The Supreme Court’s decision on Arizona’s immigration law may also complicate things for the White House, McCarthy said. “Anything that the court does in the area of immigration could complicate the administration’s policy priorities in that area,” he said.
“But when Obama says that he’s got discretion not to enforce the law, that’s a different matter than saying that a state does not have the capacity to enforce the law if the federal law doesn’t want to enforce the law.
“I have to say that I think that immigration, as a matter of law, is something that went off the rail over a century ago when we indulged a bedrock premise that the Framers would have found to be ridiculous, which is that immigration enforcement is primarily the job of the federal government.
“What the Constitution says is that it’s Congress’ job to set the terms for naturalization,” McCarthy continued. “But when our country was first founded as a constitutional government, it was assumed that the states were going to be the primary vehicle for exercise of the police power and that it was the states that would have the obligation and the power to police people within their borders who shouldn’t have been within their borders.
“And over time, I think the federal government, through the courts, has usurped that power from the states. And the problem with that is, if the states are sovereign, a primary ingredient of sovereignty is self-defense – and that means being able to police the inside of your borders and force out people who don’t belong inside your borders. Once you say that they no longer have that power, they no longer have a basic ingredient of sovereignty and then you’re really at the mercy of the federal government.

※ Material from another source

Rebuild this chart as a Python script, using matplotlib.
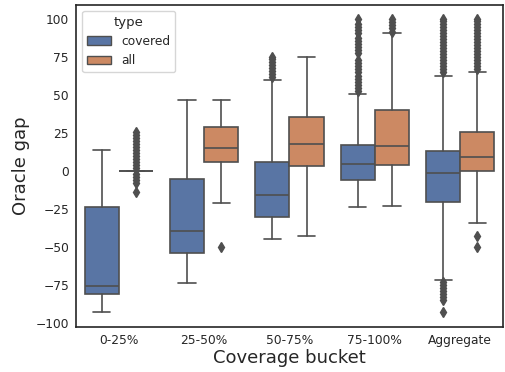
import matplotlib
matplotlib.use("Agg")
import matplotlib.pyplot as plt
import matplotlib.patches as mpatches
import seaborn as sns

# box statistics (per bucket, per type)
buckets = ["0-25%", "25-50%", "50-75%", "75-100%", "Aggregate"]
types = ["covered", "all"]

covered_whislo = [-93, -74, -45, -24, -72]
covered_q1 = [-81, -54, -30, -6, -20.5]
covered_med = [-76, -39.5, -15.5, 4.5, -1]
covered_q3 = [-24, -5.5, 6, 17, 13.5]
covered_whishi = [14, 47, 60, 51, 63]
covered_fliers = [
    [],
    [],
    [62, 64, 66, 68, 70, 72, 74, 75],
    [53, 55, 57, 59, 61, 63, 65, 67, 69, 71, 73, 78, 80, 82, 84, 86, 88, 91, 93, 95, 97, 100],
    [65, 67, 69, 71, 73, 75, 77, 79, 81, 83, 85, 87, 89, 91, 93, 95, 97, 99, 100,
     -73, -75, -77, -79, -81, -83, -85, -93],
]

all_whislo = [0, -21, -43, -23, -34]
all_q1 = [0, 6, 3, 4, 0]
all_med = [0, 15.5, 17.5, 16.5, 9.5]
all_q3 = [0, 29, 35.5, 40, 26]
all_whishi = [0, 47, 75, 91, 65.5]
all_fliers = [
    [26, 24, 22, 20, 18, 16, 14, 12, 10, 8, 6, 4, 2, -2, -4, -6, -8, -14],
    [-50],
    [],
    [92, 94, 96, 98, 100],
    [67, 69, 71, 73, 75, 77, 79, 81, 83, 85, 87, 89, 91, 93, 95, 97, 99, 100, -43, -50],
]

sns.set_theme(style="white")
palette = sns.color_palette("deep", 2, desat=0.75)
line_color = "#4f4f4f"
lw = 1.2

fig = plt.figure(figsize=(5.05, 3.72), dpi=100)
ax = fig.add_axes([0.1505, 0.122, 0.8455, 0.865])


def make_stats(whislo, q1, med, q3, whishi, fliers):
    return [dict(whislo=a, q1=b, med=c, q3=d, whishi=e, fliers=f)
            for a, b, c, d, e, f in zip(whislo, q1, med, q3, whishi, fliers)]


series = [
    make_stats(covered_whislo, covered_q1, covered_med, covered_q3, covered_whishi, covered_fliers),
    make_stats(all_whislo, all_q1, all_med, all_q3, all_whishi, all_fliers),
]
offsets = [-0.2, 0.2]

for stats, off, col in zip(series, offsets, palette):
    positions = [i + off for i in range(len(buckets))]
    ax.bxp(stats, positions=positions, widths=0.4, patch_artist=True,
           showfliers=True, manage_ticks=False,
           boxprops=dict(facecolor=col, edgecolor=line_color, linewidth=lw),
           medianprops=dict(color=line_color, linewidth=lw),
           whiskerprops=dict(color=line_color, linewidth=lw),
           capprops=dict(color=line_color, linewidth=lw),
           flierprops=dict(marker="d", markersize=5, markerfacecolor=line_color,
                           markeredgecolor=line_color, linestyle="none"))

ax.set_xlim(-0.5, len(buckets) - 0.5)
ax.set_ylim(-102.6, 109.6)
ax.set_xticks(range(len(buckets)))
ax.set_xticklabels(buckets)
ax.set_yticks([-100, -75, -50, -25, 0, 25, 50, 75, 100])
ax.tick_params(axis="both", labelsize=8.8, length=0, pad=5)
ax.set_xlabel("Coverage bucket", fontsize=13, labelpad=2)
ax.set_ylabel("Oracle gap", fontsize=13)
for sp in ax.spines.values():
    sp.set_color("#262626")
    sp.set_linewidth(1.2)

handles = [mpatches.Patch(facecolor=c, edgecolor=line_color, label=t)
           for c, t in zip(palette, types)]
ax.legend(handles=handles, title="type", loc="upper left", fontsize=8.8,
          title_fontsize=9.5)

fig.savefig("out.png", dpi=100)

“Obama has taken it one step further. The law up until Obama was that, basically, the states had been pre-empted by the statutes of Congress. I think that was bad enough. But now in the Arizona case, we have a state that is trying to comply with the statutes of Congress and is being told to stand down because it’s not in concert with the administration’s policy, which is a very different thing from Congressional statutes.
“Indeed, the Obama administration immigration policy is antithetical to the laws of Congress, which actually would have an ingredient of enforcement against people who are in the country illegally.”